“喂!”她轻喊,怕是歹徒使诈,紧握石头的指节均已泛白。
那个软趴在地上的男人以无言回答她。
她仍不放心地盯住他,蹑手蹑脚地往旁滑移至他伸手不及处,再慢慢站起来,接着一鼓作气,拔腿跑到甘蔗田外有人、有灯的地方。
“喝……”徐培茜汗流浃背,频频扭首探询,确定没人追来,这才稍稍松懈下来。“好险,好险……”
捂着跳蹦急剧的胸口的手,还微微地发着颤。
“哗!”蓦然发现仍握紧的石头,她见鬼似的赶快把这丢掉,并拿出百米竞赛的精神,没命地奔驰。

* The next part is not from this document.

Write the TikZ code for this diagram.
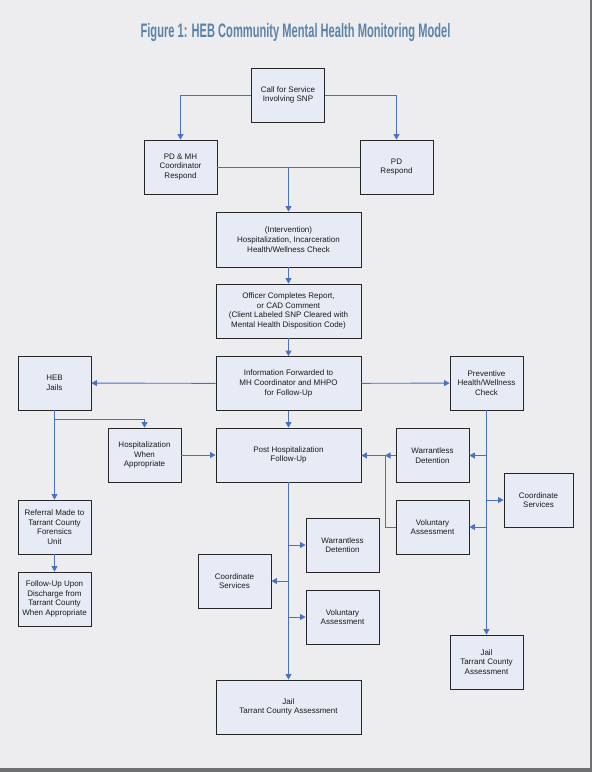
\documentclass[tikz,border=0pt]{standalone}
\usepackage{fontspec}
\usepackage{xcolor}
\usepackage{tikz}
\usetikzlibrary{arrows.meta}
\setmainfont{Liberation Sans}
\newfontfamily\titlefont[FakeStretch=0.57]{Liberation Sans Bold}
\definecolor{pagebg}{HTML}{EDEDF0}
\definecolor{pageedge}{HTML}{6E7072}
\definecolor{boxfill}{HTML}{E6EBF5}
\definecolor{flowblue}{HTML}{4A70C4}
\definecolor{titleblue}{HTML}{5C84AA}
\definecolor{boxtext}{HTML}{1A1A1A}

\begin{document}
\begin{tikzpicture}[
  x=1pt,y=-1pt,
  box/.style={draw=black!85,fill=boxfill,line width=0.9pt,minimum width=73pt,minimum height=54pt,
    inner sep=2pt,align=center,text=boxtext,font=\fontsize{8}{9.7}\selectfont},
  wide/.style={box,minimum width=145pt},
  line/.style={flowblue,line width=0.9pt},
  arrow/.style={line,-{Triangle[length=5.5pt,width=6pt]}}
]
  % page
  \fill[pagebg] (0,0) rectangle (592,772);
  \fill[pageedge] (590,0) rectangle (592,772);
  \fill[pageedge] (0,768) rectangle (592,772);
  \useasboundingbox (0,0) rectangle (592,772);
  \node[font=\titlefont\fontsize{19.5}{21}\selectfont,text=titleblue] (title) at (295.5,32)
    {Figure 1: HEB Community Mental Health Monitoring Model};
  % main column
  \node[box] (call) at (288,95) {Call for Service\\Involving SNP};
  \node[box] (pdmh) at (180.5,167) {PD \& MH\\Coordinator\\Respond};
  \node[box] (pd) at (396.5,167) {PD\\Respond};
  \node[wide,minimum height=55pt] (interv) at (288.5,239.5) {(Intervention)\\Hospitalization, Incarceration\\Health/Wellness Check};
  \node[wide] (report) at (288.5,311) {Officer Completes Report,\\or CAD Comment\\(Client Labeled SNP Cleared with\\Mental Health Disposition Code)};
  \node[wide] (info) at (288.5,383.5) {Information Forwarded to\\MH Coordinator and MHPO\\for Follow-Up};
  \node[wide] (post) at (288.5,455) {Post Hospitalization\\Follow-Up};
  \node[wide] (jailcentre) at (288.5,707) {Jail\\Tarrant County Assessment};
  % left side
  \node[box] (heb) at (54.5,383) {HEB\\Jails};
  \node[box] (hosp) at (144.5,455) {Hospitalization\\When\\Appropriate};
  \node[box] (refer) at (54.5,527) {Referral Made to\\Tarrant County\\Forensics\\Unit};
  \node[box] (followup) at (54.5,599) {Follow-Up Upon\\Discharge from\\Tarrant County\\When Appropriate};
  % right side
  \node[box] (prev) at (486.5,383) {Preventive\\Health/Wellness\\Check};
  \node[box] (wdright) at (432.5,455.5) {Warrantless\\Detention};
  \node[box,minimum width=69pt] (coordright) at (538.5,500) {Coordinate\\Services};
  \node[box] (varight) at (432.5,527) {Voluntary\\Assessment};
  \node[box] (jailright) at (486.5,662) {Jail\\Tarrant County\\Assessment};
  % below post hospitalization
  \node[box] (wdleft) at (342.5,545) {Warrantless\\Detention};
  \node[box] (coordleft) at (234.5,581) {Coordinate\\Services};
  \node[box] (valeft) at (342.5,617) {Voluntary\\Assessment};
  \coordinate (merge) at (288.5,167);
  \coordinate (hebsplit) at (54.5,419);
  \coordinate (vajoin) at (385,455.5);
  % connectors
  \draw[arrow] (call.west) -| (pdmh.north);
  \draw[arrow] (call.east) -| (pd.north);
  \draw[line] (pdmh.east)--(pd.west);
  \draw[arrow] (merge)--(interv.north);
  \draw[arrow] (interv)--(report);
  \draw[arrow] (report)--(info);
  \draw[arrow] (info)--(post);
  \draw[arrow] (info)--(heb);
  \draw[arrow] (info)--(prev);
  \draw[arrow] (heb.south)--(refer.north);
  \draw[arrow] (hebsplit)-|(hosp.north);
  \draw[arrow] (refer)--(followup);
  \draw[arrow] (hosp)--(post);
  \draw[arrow] (prev.south)--(jailright.north);
  \draw[arrow] (prev.south |- wdright.east)--(wdright.east);
  \draw[arrow] (prev.south |- coordright.west)--(coordright.west);
  \draw[arrow] (prev.south |- varight.east)--(varight.east);
  \draw[arrow] (wdright.west)--(vajoin);
  \draw[arrow] (varight.west)-|(vajoin)--(post.east |- vajoin);
  \draw[arrow] (post.south)--(jailcentre.north);
  \draw[arrow] (post.south |- wdleft.west)--(wdleft.west);
  \draw[arrow] (post.south |- coordleft.east)--(coordleft.east);
  \draw[arrow] (post.south |- valeft.west)--(valeft.west);
\end{tikzpicture}
\end{document}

家,冷峻地立于不远处,但徐培茜却不由自主转头眺望着她刚逃离的险境。那张被刺目红河划过的苍白容颤,鲜明得恍若就在眼前,他虚弱的喘息宛如随时会停,半迷的双眸绽着乞怜和希望,他看起来不但没有杀伤力,反倒像只在风雨夜与妈咪走散的幼犬,丝毫未具求生的能力,教她万般不忍,总觉心弦的两端让人抽拉着。
犹豫不决的思维仅持续了两秒钟,徐培茜毅然决然地旋身走回甘蔗田。
不要!我不要死在这种地方,我不要!
“啊……啊……”康德不知道自己在呐喊,直到耳畔有个温柔的声音平息了他的恐慌。
“先生,你不要紧吧?先生?”徐培茜继续压住他乱挥的胳臂,深怕点滴的针头会被他弄断在他的肌肉里。
“唔……”康德困难地撑开肿胀的眼睑,舔舔干涸的唇瓣。“你是谁?”嘶呀——好疼!他的嘴角大概破了。
“路人甲。”她幽默地应话。
“嗯……”康德想笑,无奈遍体俱痛。
四周有些吵杂,他转动眼珠瞄着陌生的人来人往,其中穿插不少着白袍的人。“这……是哪里?”
“医院的急诊室,你受了伤,不过应该没什么大碍,但医生说要住院观察几天,以确定你有没有脑震荡。”徐培茜为他盖上他在恶梦中蹋掉的毯子。
“脑震荡?”莫怪他觉得头好重。
对了,他记起来了,是这位“路人甲”救了他。唉,初次来台湾的第一天就出事,想想还真呕!
“你家电话几号?我去通知你的家人……”喂他吃药时,她问。
康德猛然抓住她的纤腕。“不!我没……”他是偷溜出门的,假使她打电话到他家,一切的掩护就穿梆了。
“你家没电话?”徐培茜稳住差点洒出来的开水。
康德歉意地放松她的手。“呃……”他不想骗她,可是又不便讲实话,只好摇摇头。
“没电话也没关系啦,很多人就是怕吵才故意不装的,”徐培茜却道她料中了,而错把他的迟疑当作难为情,急忙找话安慰他,暗地里则怪自己问句不懂修饰。“不然……你家住哪儿?我去请他们过来。”